Actually, I think your fear is not all that unusual if that helps~I've a lot of friends on the board who can't conceive of letting themselves be tied...
 
It's fine that your asking me questions, I asked for help and thats what you're doing. I guess my girlfriend is special to me. She stays away from being bound and all that, and I've never talked to anyone about this because I thought I could get over it.
 
Good, so you have someone who cares about you and vice versa, I'm glad for that. How long are you together? Can you discuss bondage and your fears with her?

XOXO
PS~I wish I could tell you "getting over it" just happens but in my experience, it just tends to get deeper rooted. I know I had to work on it, and hard!
 
I could talk to her about it but I don't think she would be more helpful then any of you would.
 
Could it be that you underestimate her?

If this is not a new relationship, I'm sure she really wants you to be happy, she might surprise you...Oh and AFA what she has over us, is that she can actually DO something about this with you, hold your hand, keep asking if you're ok while she tries to slowly get you to get comfortable with being loosely tied...Just a thought...

XOXO
 
Yeah, I guess so. She is very sweet and knows how to make people feel better no matter what.
 
Then you are very, very lucky! She sounds like someone you can feel safe with.
Will you keep us posted?

XOXO
 
You are very VERY welcome. Like moderator Dan says, "it's all about the love," I HATE to see people in pain (I suffer from terminal angel syndrome...)

Try to make it sweet and sensual, use silk scarves, loosely tied, I am sure you can get past this, with her help...
XOXO
 
I don’t know if this is going to make sense… but I am going to try.

I had issues with being restrained, and with being tickled, from my childhood. now I crave both. I think that part of the reason that the things that freak us out early in life, become something we desire later in life, is that we want to own the things that were stolen from us as children. trust being the number one thing that can be stolen so easily when you are young.

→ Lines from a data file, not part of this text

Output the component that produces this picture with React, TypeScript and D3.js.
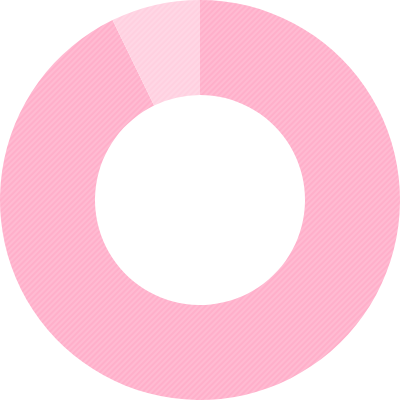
import React from 'react';
import * as d3 from 'd3';

const labels = ['A', 'B'];
const values = [92.8, 7.2];
const baseColors = ['#ffafca', '#ffd0e0'];

const width = 400;
const height = 400;

const App: React.FC = () => {
  const outer = 200;
  const inner = 105;
  const pie = d3.pie<number>().sort(null).value(d => d);
  const arc = d3.arc<d3.PieArcDatum<number>>().innerRadius(inner).outerRadius(outer);
  const arcs = pie(values);

  return (
    <svg
      width={width}
      height={height}
      style={{ position: 'fixed', top: 0, left: 0, display: 'block' }}
    >
      <defs>
        {labels.map((l, i) => (
          <pattern
            key={l}
            id={`hatch-${i}`}
            patternUnits="userSpaceOnUse"
            width={4}
            height={4}
            patternTransform="rotate(45)"
          >
            <rect width={4} height={4} fill={baseColors[i]} />
            <line x1={1} y1={0} x2={1} y2={4} stroke="#ffffff" strokeOpacity={0.3} strokeWidth={1} />
          </pattern>
        ))}
      </defs>
      <g transform={`translate(${width / 2},${height / 2})`}>
        {arcs.map((a, i) => (
          <path key={labels[i]} d={arc(a) || ''} fill={`url(#hatch-${i})`} />
        ))}
      </g>
    </svg>
  );
};

export default App;
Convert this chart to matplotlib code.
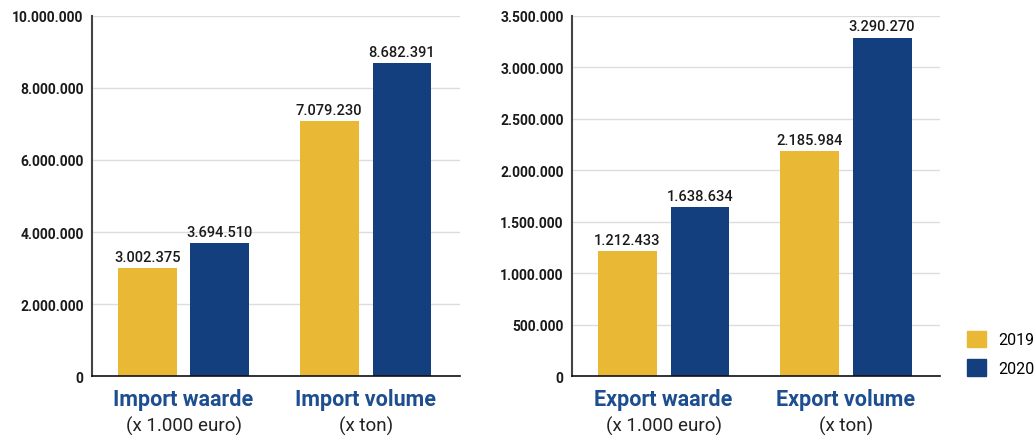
import matplotlib.pyplot as plt
from matplotlib.patches import Patch

plt.rcParams['font.family'] = ['Roboto', 'DejaVu Sans']

years = ['2019', '2020']
import_cats = ['Import waarde', 'Import volume']
import_units = ['(x 1.000 euro)', '(x ton)']
import_2019 = [3002375, 7079230]
import_2020 = [3694510, 8682391]

export_cats = ['Export waarde', 'Export volume']
export_units = ['(x 1.000 euro)', '(x ton)']
export_2019 = [1212433, 2185984]
export_2020 = [1638634, 3290270]

c19 = '#E9B936'
c20 = '#133F7E'
blue_txt = '#1D4E8F'


def dots(v):
    return f'{int(v):,}'.replace(',', '.')


def draw(ax, cats, units, v19, v20, ymax, step):
    x = range(len(cats))
    w = 0.324
    off = 0.2
    b1 = ax.bar([i - off for i in x], v19, w, color=c19, zorder=2)
    b2 = ax.bar([i + off for i in x], v20, w, color=c20, zorder=2)
    for bars in (b1, b2):
        for b in bars:
            ax.text(b.get_x() + b.get_width() / 2, b.get_height() + ymax * 0.012,
                    dots(b.get_height()), ha='center', va='bottom',
                    fontsize=10.5, fontweight='medium', color='#1a1a1a')
    ax.set_xlim(-0.503, 1.519)
    ax.set_ylim(0, ymax)
    ticks = list(range(0, ymax + 1, step))
    ax.set_yticks(ticks)
    ax.set_yticklabels([dots(t) for t in ticks], fontsize=10, fontweight='bold',
                       color='#1a1a1a')
    ax.tick_params(axis='y', length=0, pad=6)
    ax.set_xticks([])
    ax.yaxis.grid(True, color='#dddddd', linewidth=1, zorder=0)
    for s in ('top', 'right'):
        ax.spines[s].set_visible(False)
    ax.spines['left'].set_color('#444444')
    ax.spines['left'].set_linewidth(1.5)
    ax.spines['bottom'].set_color('#111111')
    ax.spines['bottom'].set_linewidth(1.2)
    tr = ax.get_xaxis_transform()
    for i in x:
        ax.text(i, -0.065, cats[i], transform=tr, ha='center', va='center',
                fontsize=15.5, fontweight='bold', color=blue_txt)
        ax.text(i, -0.137, units[i], transform=tr, ha='center', va='center',
                fontsize=13.5, color='#222222')


fig = plt.figure(figsize=(10.35, 4.39), dpi=100)
ax1 = fig.add_axes([0.0889, 0.1412, 0.3556, 0.8201])
ax2 = fig.add_axes([0.5527, 0.1412, 0.3556, 0.8201])

draw(ax1, import_cats, import_units, import_2019, import_2020, 10000000, 2000000)
draw(ax2, export_cats, export_units, export_2019, export_2020, 3500000, 500000)

handles = [Patch(color=c19), Patch(color=c20)]
fig.legend(handles, years, loc='center left', bbox_to_anchor=(0.92, 0.193),
           frameon=False, fontsize=11.5, handlelength=1.2, handleheight=1.2,
           labelspacing=0.75, handletextpad=0.8)

fig.savefig('out.png', dpi=100)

trusting someone (who is trustWORTHY!) with the very things that were used against you, kind of proves how wrong the person who betrayed that trust really was. reaffirms that it really was them… and not you.

so my only advice would be to go for it. jump. just be very sure that the person you trust with this very fragile part of you, is worthy of that trust.
 
Actually I was thinking about doing that, don't think just do kind of thing. I'll try it slow at first though.
 
I thought about you all night (I'm a dork, I know!)I'd like to add a little to my other comment...

We already talked about trust. I think another key to making this enjoyable for you is to make it as UNLIKE the experience with your father as humanly possible. If your girlfriend is like me (a total girlie girl) she'll instinctively know what I mean by this. In case she's just getting her feet wet too in the venture, I'd use soft lighting, some scented candles, maybe some music you both like, (low volume)😉. Make sure you've eaten enough, have plenty of water (I'd avoid alcohol) and that you are in a good mood. I think it should feel like a seduction in your case, ultimately, and be REALLY fun for you both.

Communicate like crazy before, during and afterwards and ask your girl to pay close attention to your signals...(I start to panic if anyone goes near my face and I don't hide it very well, for example.) An ideal playmate knows to respect your reactions.

Ok, enough out of long-winded me, I'm sure the rest of the gang has ideas to help too! I look forward to hearing how it goes...

XOXO

steph said:
You are very VERY welcome. Like moderator Dan says, "it's all about the love," I HATE to see people in pain (I suffer from terminal angel syndrome...)

Try to make it sweet and sensual, use silk scarves, loosely tied, I am sure you can get past this, with her help...
XOXO
 
Thanks again, it's great to know you actually care even though you dont know me!